I don't have a really good reason for why I've been M.I.A., other than I've realized I'm a very cyclical person. (Not cynical, though I may be that too; cyclical as in I do things in cycles.) I do things a lot when I'm interested in them, then I need a break and I hibernate from the thing I really still do enjoy. Cross-stitching is a good example of this. I'll go at it like there's no tomorrow, and there's nothing else I'd rather be doing, then I don't pick up a project for months or even years at a time.
What has been occupying much of my free time lately is playing games on Pogo. I really enjoy the challenge of playing for badges (check out the site if you don't know what I mean, and if you like it and want a guest pass, let me know) and the games are generally relaxing to me, which is often exactly what I need at the end of the workday. But I suppose it's time to exercise a different part of my brain for a little while.

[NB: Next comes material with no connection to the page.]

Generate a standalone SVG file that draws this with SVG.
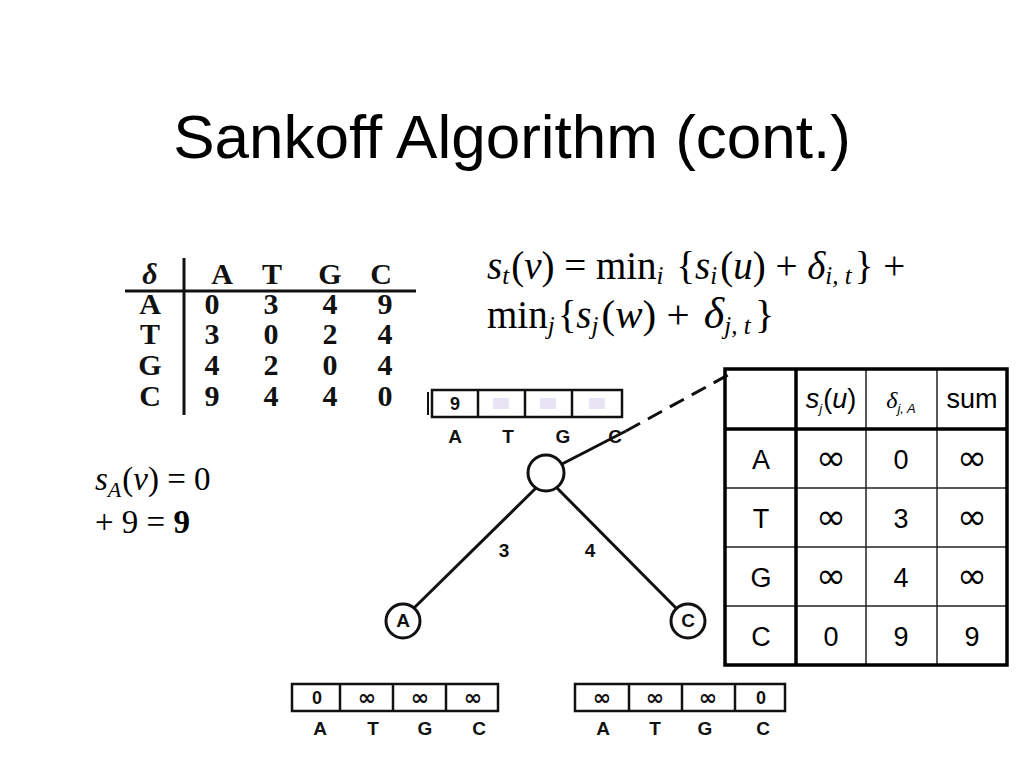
<svg xmlns="http://www.w3.org/2000/svg" width="1024" height="768" viewBox="0 0 1024 768">
<style>
.title{font-family:"Liberation Sans",Arial,sans-serif;font-size:62px;fill:#000}
.serif{font-family:"Liberation Serif","Times New Roman",serif;fill:#000}
.dt{font-family:"Liberation Serif","Times New Roman",serif;font-size:30px;font-weight:bold;fill:#111;text-anchor:middle}
.lab{font-family:"Liberation Sans",Arial,sans-serif;font-size:19px;font-weight:bold;fill:#111;text-anchor:middle}
.cell{font-family:"Liberation Sans",Arial,sans-serif;font-size:18px;font-weight:bold;fill:#111;text-anchor:middle}
.inf{font-family:"DejaVu Sans",sans-serif;font-size:22px;font-weight:bold;fill:#111;text-anchor:middle}
.tt{font-family:"Liberation Sans",Arial,sans-serif;font-size:27px;fill:#000;text-anchor:middle}
.ti{font-family:"DejaVu Sans",sans-serif;font-size:36px;fill:#000;text-anchor:middle}
.box{fill:none;stroke:#111;stroke-width:2.5}
.edge{stroke:#111;stroke-width:3;fill:none}
.node{fill:#fff;stroke:#111;stroke-width:3}
.thin{stroke:#222;stroke-width:1.5}
.thick{stroke:#000;stroke-width:3.5}
</style>
<rect width="1024" height="768" fill="#fff"/>
<text class="title" x="512" y="158" text-anchor="middle">Sankoff Algorithm (cont.)</text>

<g id="delta-table">
<line x1="125" y1="291" x2="416" y2="291" stroke="#111" stroke-width="3"/>
<line x1="184" y1="258" x2="184" y2="415" stroke="#111" stroke-width="3"/>
<line x1="428" y1="392" x2="428" y2="415" stroke="#111" stroke-width="2"/>
<text class="dt" x="150" y="284" font-style="italic">δ</text>
<text class="dt" x="222" y="284">A</text><text class="dt" x="272" y="284">T</text><text class="dt" x="330" y="284">G</text><text class="dt" x="381" y="284">C</text>
<text class="dt" x="150" y="314">A</text><text class="dt" x="212" y="314">0</text><text class="dt" x="271" y="314">3</text><text class="dt" x="330" y="314">4</text><text class="dt" x="385" y="314">9</text>
<text class="dt" x="150" y="344">T</text><text class="dt" x="212" y="344">3</text><text class="dt" x="271" y="344">0</text><text class="dt" x="330" y="344">2</text><text class="dt" x="385" y="344">4</text>
<text class="dt" x="150" y="375">G</text><text class="dt" x="212" y="375">4</text><text class="dt" x="271" y="375">2</text><text class="dt" x="330" y="375">0</text><text class="dt" x="385" y="375">4</text>
<text class="dt" x="150" y="406">C</text><text class="dt" x="212" y="406">9</text><text class="dt" x="271" y="406">4</text><text class="dt" x="330" y="406">4</text><text class="dt" x="385" y="406">0</text>
</g>

<g id="formula">
<text class="serif" x="487" y="279" font-size="39"><tspan font-style="italic">s</tspan><tspan font-style="italic" font-size="25" dy="5">t</tspan><tspan dy="-5" dx="2">(</tspan><tspan font-style="italic">v</tspan><tspan>) = min</tspan><tspan font-style="italic" font-size="25" dy="5">i</tspan><tspan dy="-5" dx="3"> {</tspan><tspan font-style="italic">s</tspan><tspan font-style="italic" font-size="25" dy="5">i</tspan><tspan dy="-5" dx="3">(</tspan><tspan font-style="italic">u</tspan><tspan>) + </tspan><tspan font-style="italic">δ</tspan><tspan font-style="italic" font-size="25" dy="5">i, t</tspan><tspan dy="-5" dx="3">} +</tspan></text>
<text class="serif" x="487" y="328" font-size="39"><tspan>min</tspan><tspan font-style="italic" font-size="25" dy="6">j</tspan><tspan dy="-6" dx="3">{</tspan><tspan font-style="italic">s</tspan><tspan font-style="italic" font-size="25" dy="6">j</tspan><tspan dy="-6" dx="3" font-size="41">(</tspan><tspan font-style="italic" font-size="41">w</tspan><tspan font-size="41">) + </tspan><tspan font-style="italic" font-size="44" dx="4">δ</tspan><tspan font-style="italic" font-size="25" dy="6">j, t</tspan><tspan dy="-6" dx="4" font-size="41">}</tspan></text>
</g>

<g id="sa-text">
<text class="serif" x="95" y="490" font-size="33"><tspan font-style="italic">s</tspan><tspan font-style="italic" font-size="22" dy="7">A</tspan><tspan dy="-7" dx="1">(</tspan><tspan font-style="italic">v</tspan><tspan>) = 0</tspan></text>
<text class="serif" x="95" y="533" font-size="33">+ 9 = <tspan font-weight="bold">9</tspan></text>
</g>

<g id="connectors">
<line class="edge" x1="562" y1="464" x2="626" y2="431"/>
<line class="edge" x1="626" y1="431" x2="728" y2="375" stroke-dasharray="16,9" stroke-width="2.5"/>
<line class="edge" x1="536" y1="488" x2="414" y2="608"/>
<line class="edge" x1="557" y1="488" x2="676" y2="608"/>
<text class="lab" x="504" y="557">3</text>
<text class="lab" x="590" y="557">4</text>
</g>

<g id="array-root">
<rect class="box" x="432" y="390" width="190" height="27"/>
<line class="box" x1="478" y1="390" x2="478" y2="417"/>
<line class="box" x1="525" y1="390" x2="525" y2="417"/>
<line class="box" x1="572" y1="390" x2="572" y2="417"/>
<rect x="493" y="398" width="16" height="11" fill="#e8e4f6"/>
<rect x="540" y="398" width="16" height="11" fill="#e8e4f6"/>
<rect x="589" y="398" width="16" height="11" fill="#e8e4f6"/>
<text class="cell" x="455" y="410">9</text>
<text class="lab" x="455" y="443">A</text><text class="lab" x="508" y="443">T</text><text class="lab" x="563" y="443">G</text><text class="lab" x="615" y="443">C</text>
</g>

<g id="node-root"><circle class="node" cx="546" cy="473" r="18"/></g>
<g id="node-A"><circle class="node" cx="403" cy="621" r="17"/><text class="lab" x="403" y="627" font-size="16">A</text></g>
<g id="node-C"><circle class="node" cx="688" cy="621" r="17"/><text class="lab" x="688" y="627" font-size="16">C</text></g>

<g id="array-A">
<rect class="box" x="292" y="684" width="206" height="27"/>
<line class="box" x1="340" y1="684" x2="340" y2="711"/>
<line class="box" x1="393" y1="684" x2="393" y2="711"/>
<line class="box" x1="446" y1="684" x2="446" y2="711"/>
<text class="cell" x="317" y="704">0</text><text class="inf" x="367" y="705">∞</text><text class="inf" x="420" y="705">∞</text><text class="inf" x="473" y="705">∞</text>
<text class="lab" x="320" y="735">A</text><text class="lab" x="373" y="735">T</text><text class="lab" x="425" y="735">G</text><text class="lab" x="479" y="735">C</text>
</g>

<g id="array-C">
<rect class="box" x="575" y="684" width="210" height="27"/>
<line class="box" x1="629" y1="684" x2="629" y2="711"/>
<line class="box" x1="682" y1="684" x2="682" y2="711"/>
<line class="box" x1="735" y1="684" x2="735" y2="711"/>
<text class="inf" x="602" y="705">∞</text><text class="inf" x="655" y="705">∞</text><text class="inf" x="708" y="705">∞</text><text class="cell" x="761" y="704">0</text>
<text class="lab" x="603" y="735">A</text><text class="lab" x="655" y="735">T</text><text class="lab" x="705" y="735">G</text><text class="lab" x="763" y="735">C</text>
</g>

<g id="sum-table">
<line class="thin" x1="866" y1="369" x2="866" y2="665"/>
<line class="thin" x1="937" y1="369" x2="937" y2="665"/>
<line class="thin" x1="725" y1="488" x2="1007" y2="488"/>
<line class="thin" x1="725" y1="547" x2="1007" y2="547"/>
<line class="thin" x1="725" y1="606" x2="1007" y2="606"/>
<line class="thick" x1="796" y1="369" x2="796" y2="665"/>
<line class="thick" x1="725" y1="429" x2="1007" y2="429"/>
<rect x="725" y="369" width="282" height="296" fill="none" stroke="#000" stroke-width="3.5"/>
<text class="tt" x="831" y="408" font-size="20"><tspan font-style="italic">s</tspan><tspan font-style="italic" font-size="13" dy="5">j</tspan><tspan dy="-5" dx="1">(</tspan><tspan font-style="italic">u</tspan><tspan>)</tspan></text>
<text class="tt" x="901" y="408" font-size="20"><tspan font-family="Liberation Serif" font-style="italic" font-size="24">δ</tspan><tspan font-style="italic" font-size="13" dy="5">j, A</tspan></text>
<text class="tt" x="972" y="408" font-size="20">sum</text>
<text class="tt" x="761" y="469">A</text><text class="ti" x="831" y="470">∞</text><text class="tt" x="901" y="469">0</text><text class="ti" x="972" y="470">∞</text>
<text class="tt" x="761" y="528">T</text><text class="ti" x="831" y="529">∞</text><text class="tt" x="901" y="528">3</text><text class="ti" x="972" y="529">∞</text>
<text class="tt" x="761" y="587">G</text><text class="ti" x="831" y="588">∞</text><text class="tt" x="901" y="587">4</text><text class="ti" x="972" y="588">∞</text>
<text class="tt" x="761" y="646">C</text><text class="tt" x="831" y="646">0</text><text class="tt" x="901" y="646">9</text><text class="tt" x="972" y="646">9</text>
</g>
</svg>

Things are going to be a little different, however. This post feels just like old times, me running off at the keyboard with whatever's in my head, but sometimes the pressure I put on myself to post something complete and well thought-out and meaningful sidetracks the intention. So I think that most posts are going to be shorter and more about what on the Web is interesting me right now. I don't feel very behind any "cause" right now and there's nothing I feel passionate about sharing with the world. That may change, of course, but for the time being that's where I am.
I hope a few old friends will see that this blog has been revived from the near-dead and will pop in to say hi. I will do the same as I work my way through that list of links to see who's still around. And new friends, please feel free to say hi, too, and I'll stop by for a visit when I can. In between games of Lottso, that is.